The group also visited the Commission for Latin America, in the hopes that, upon hearing “firsthand testimonies” of the impact mega-mining companies have in small communities throughout the continent, the Vatican would be moved to “put pressure on international organizations so that they too listen to the prophetic voice of Latin America.”

Constanza Carvajal, from the Colombian Amazon region of Putumayo, where oil wells coexist with coca fields, is risking her life to fight against a huge new copper mine while voicing her disappointment at the government granting environmental licenses for 19,000 fracking wells in the Magdalena Medio region.

“A lot of blood has been spilled, activists have had to flee the country for their defense of the land in the region,” she said. “The territory has been devastated by oil exploitation for more than 100 years. Not content with that, they will now squeeze every drop of blood out of the earth.”

“The government did not listen to environmental movements and organizations, approved this license that will fracture the land,” Carvajal told Crux. “We came to see if the Vatican, as a political power, can echo our voice to intervene with the Colombian government.”

The ongoing Russian invasion of Ukraine, the group argues, beyond being “devastating” for Ukraine, poses yet another challenge to Latin America, one that adds to the “historic depredation.” The impossibility of access to raw materials from Ukraine and Russia risks unleashing a “hunt” for the abundant natural resources of Latin America.

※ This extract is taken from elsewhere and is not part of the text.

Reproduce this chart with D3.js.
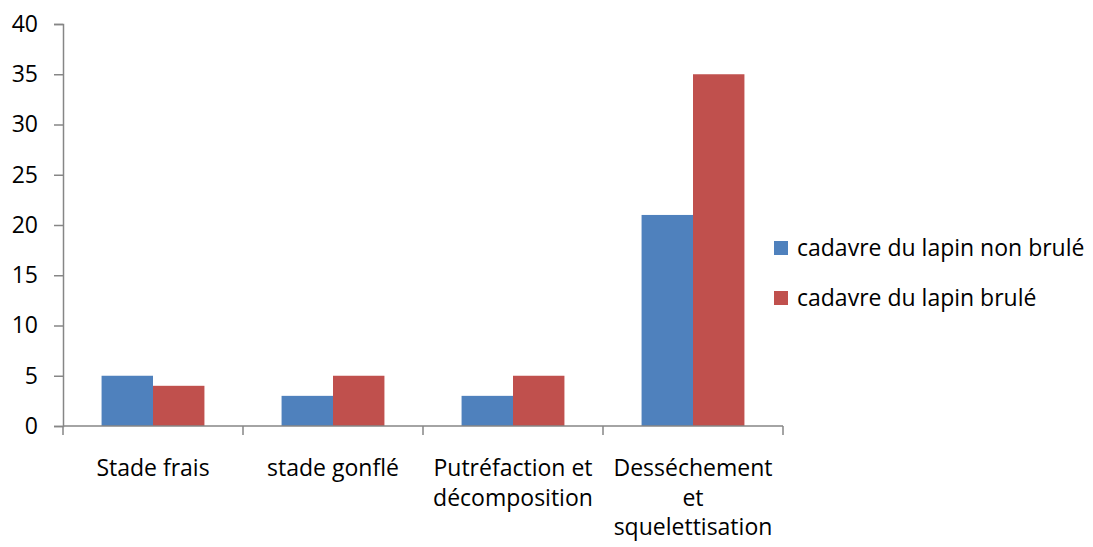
<!DOCTYPE html>
<html>
<head>
<meta charset="utf-8">
<script src="https://cdn.jsdelivr.net/npm/d3@7"></script>
<style>
  html, body { margin: 0; padding: 0; background: #fff; }
  svg { display: block; font-family: "Open Sans", Lato, sans-serif; }
</style>
</head>
<body>
<svg id="chart" width="1093" height="547"></svg>
<script>
// Stages of decomposition (category labels, split into lines)
const categories = ["Stade frais", "stade gonflé", "Putréfaction et décomposition", "Desséchement et squelettisation"];
const categoryLines = [["Stade frais"], ["stade gonflé"], ["Putréfaction et", "décomposition"], ["Desséchement", "et", "squelettisation"]];
const seriesNames = ["cadavre du lapin non brulé", "cadavre du lapin brulé"];
const nonBrule = [5, 3, 3, 21];
const brule = [4, 5, 5, 35];
const yTicks = [0, 5, 10, 15, 20, 25, 30, 35, 40];
const colors = ["#4F81BD", "#C0504D"];

const svg = d3.select("#chart");
const plotLeft = 63, plotRight = 783, plotTop = 24, plotBottom = 426;
const axisColor = "#868686";
const fontSize = 23;

const x = d3.scaleBand().domain(categories).range([plotLeft, plotRight]).paddingInner(0).paddingOuter(0);
const xInner = d3.scaleBand().domain(seriesNames).range([0, x.bandwidth()]).paddingOuter(0.75).paddingInner(0);
const y = d3.scaleLinear().domain([0, 40]).range([plotBottom, plotTop]);

const series = [nonBrule, brule];

// bars
series.forEach((vals, si) => {
  svg.append("g").selectAll("rect").data(vals).join("rect")
    .attr("x", (d, i) => x(categories[i]) + xInner(seriesNames[si]))
    .attr("y", d => y(d))
    .attr("width", xInner.bandwidth())
    .attr("height", d => y(0) - y(d))
    .attr("fill", colors[si]);
});

// y axis
const yAxis = svg.append("g").attr("transform", `translate(${plotLeft},0)`)
  .call(d3.axisLeft(y).tickValues(yTicks).tickSize(9).tickPadding(16));
yAxis.select(".domain").attr("stroke", axisColor).attr("stroke-width", 1.5);
yAxis.selectAll(".tick line").attr("stroke", axisColor).attr("stroke-width", 1.5);
yAxis.selectAll(".tick text").attr("font-size", fontSize).attr("fill", "#000")
  .attr("font-family", "'Open Sans', Lato, sans-serif");

// x axis with ticks at category boundaries
const xg = svg.append("g");
xg.append("line").attr("x1", plotLeft).attr("x2", plotRight).attr("y1", plotBottom).attr("y2", plotBottom)
  .attr("stroke", axisColor).attr("stroke-width", 1.5);
const boundaries = categories.map(c => x(c)).concat([x(categories[categories.length - 1]) + x.bandwidth()]);
xg.selectAll("line.tk").data(boundaries).join("line").attr("class", "tk")
  .attr("x1", d => d).attr("x2", d => d).attr("y1", plotBottom).attr("y2", plotBottom + 9)
  .attr("stroke", axisColor).attr("stroke-width", 1.5);

// category labels
categories.forEach((c, i) => {
  const cx = x(c) + x.bandwidth() / 2;
  const t = svg.append("text")
    .attr("x", cx)
    .attr("y", 476)
    .attr("text-anchor", "middle")
    .attr("font-size", fontSize)
    .attr("fill", "#000");
  categoryLines[i].forEach((line, li) => {
    t.append("tspan").attr("x", cx).attr("dy", li === 0 ? 0 : 29.5).text(line);
  });
});

// legend
const legend = svg.append("g");
seriesNames.forEach((name, i) => {
  const yy = 248 + i * 50;
  legend.append("rect").attr("x", 774).attr("y", yy - 7).attr("width", 14).attr("height", 14).attr("fill", colors[i]);
  legend.append("text").attr("x", 797).attr("y", yy + 8).attr("font-size", fontSize).attr("fill", "#000").text(name);
});
</script>
</body>
</html>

“[Brazilian President Jair] Bolsonaro has already claimed that ‘the war is an opportunity’ for mining, and even at the legislative level he is working for the exploitation of indigenous territories,” warned Bishop Vicente de Paula Ferreira, Brazilian, auxiliary of Belo Horizonte, and member of the Brazilian Bishops Commission for Ecology. “It must be said that this is a danger, the premise for a new devastation. We do not want to ban mining always and in every case, but this is a model that makes a handful of people wealthy, but certainly not the local communities.”

Father Dario Bossi, provincial of the Combonians in Brazil and a member of the Churches and Mining network that put together the visit to Rome, also expressed concern over the hunt for natural resources in Latin America.

“We who live here realize how true is the statement that speaks of a ‘resources curse’, a situation that has been ongoing in the continent for the past 500 years: An economy based on extractivism, on a colonial and neocolonial model, where capital from the global north is used to ransack the wealth of the global south,” he said.

The group also wants to express its solidarity with the victims of the war in Ukraine and other conflicts, echoing Francis’s contention that the world is currently witness to a third world war being fought piecemeal.

“The caravan brings the voice of the war declared against the Amazon, against the native and indigenous peoples, against the small farmers,” Bossi said. “We are bringing the message of integral ecology, and we also bring the cry of the poor of the earth. We want to commemorate the victims of the attacks on the environment, to sensitize the institutions, the Church and civil society, to bring proposals for ecological conversion and energy transition.”

According to Carvaja, the Catholic Church still wields great power in its relations with political leaders in Latin American, and seeing that they have thus far been ignored by government officials, they hope that having knocked on the Vatican’s doors, the Vatican will now knock on the doors of politicians.

“We hope for openness on the part of the Vatican, that it will listen not only with its ear, but that its heart will be attentive to the voice of a people that suffers and comes in procession to Rome from different territories of Latin America,” she said.